Monday, January 17, 2011

MONARCH


To her suburban friends and neighbors, Ginger Reed, the beautiful housewife who is about to gracefully turn forty, seems to have it all: a nice home within a good school district, two wonderful and healthy children and a handsome husband who supports them. But inside, behind her brilliant green eyes, there flickers a flame of doubt; she believes, with every fiber of her being, that "all is not as it seems," and is afraid that her idyllic world may be coming to an end in less than two months.

The story opens on 11/10/2012, with one month and eleven days until the highly publicized end of the Mayan Calendar.  That is why Ginger has driven to a downtown bookstore to buy the book Cipher, a work of fantasy fiction dealing with the approaching date, and why there is such an assortment of "interesting" people lined out the door and around the corner to meet the author.
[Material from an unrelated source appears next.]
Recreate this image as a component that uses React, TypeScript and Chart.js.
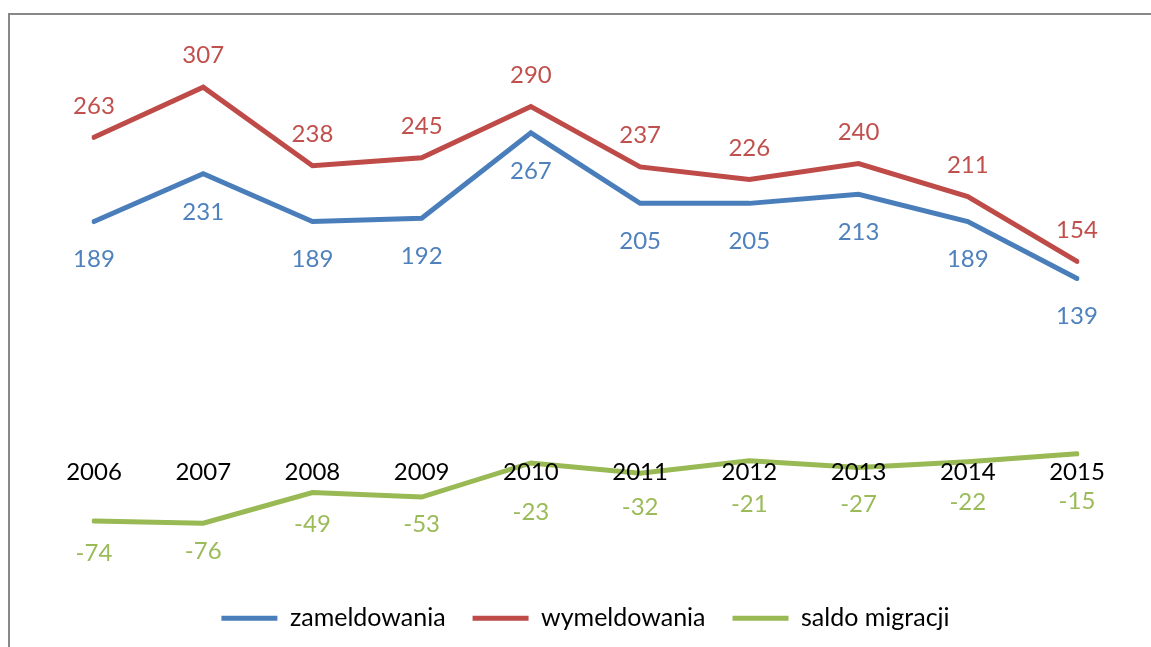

Monarch is the life-changing journey of a woman obsessed with time.  A fear of the future has seized the focus of Ginger's mind.  She finds herself feeling alone amongst others, fretting over what tomorrow might bring.

Tick-tock, tick-tock, the seconds go flying off the clock.

Now, if only she can finish the book, survive that ominous day and keep her family and herself together, then maybe she can find her way through this dark psychological tunnel before it's too late.

Monday, January 10, 2011

SNOWED IN!!!

My little world is blanketed in the white stuff.  It's been since the blizzard of '93 that I've seen this much snow in GA.  (Huh, I'm starting to sound like an old man recalling these things.)

1/10/11
Stuck indoors today and maybe tomorrow at this rate.  The whole city seems to be closing down.  Good thing I have a writing project that needs some work-- that should keep me busy.

Sorry coffee shops, you may not get my business today.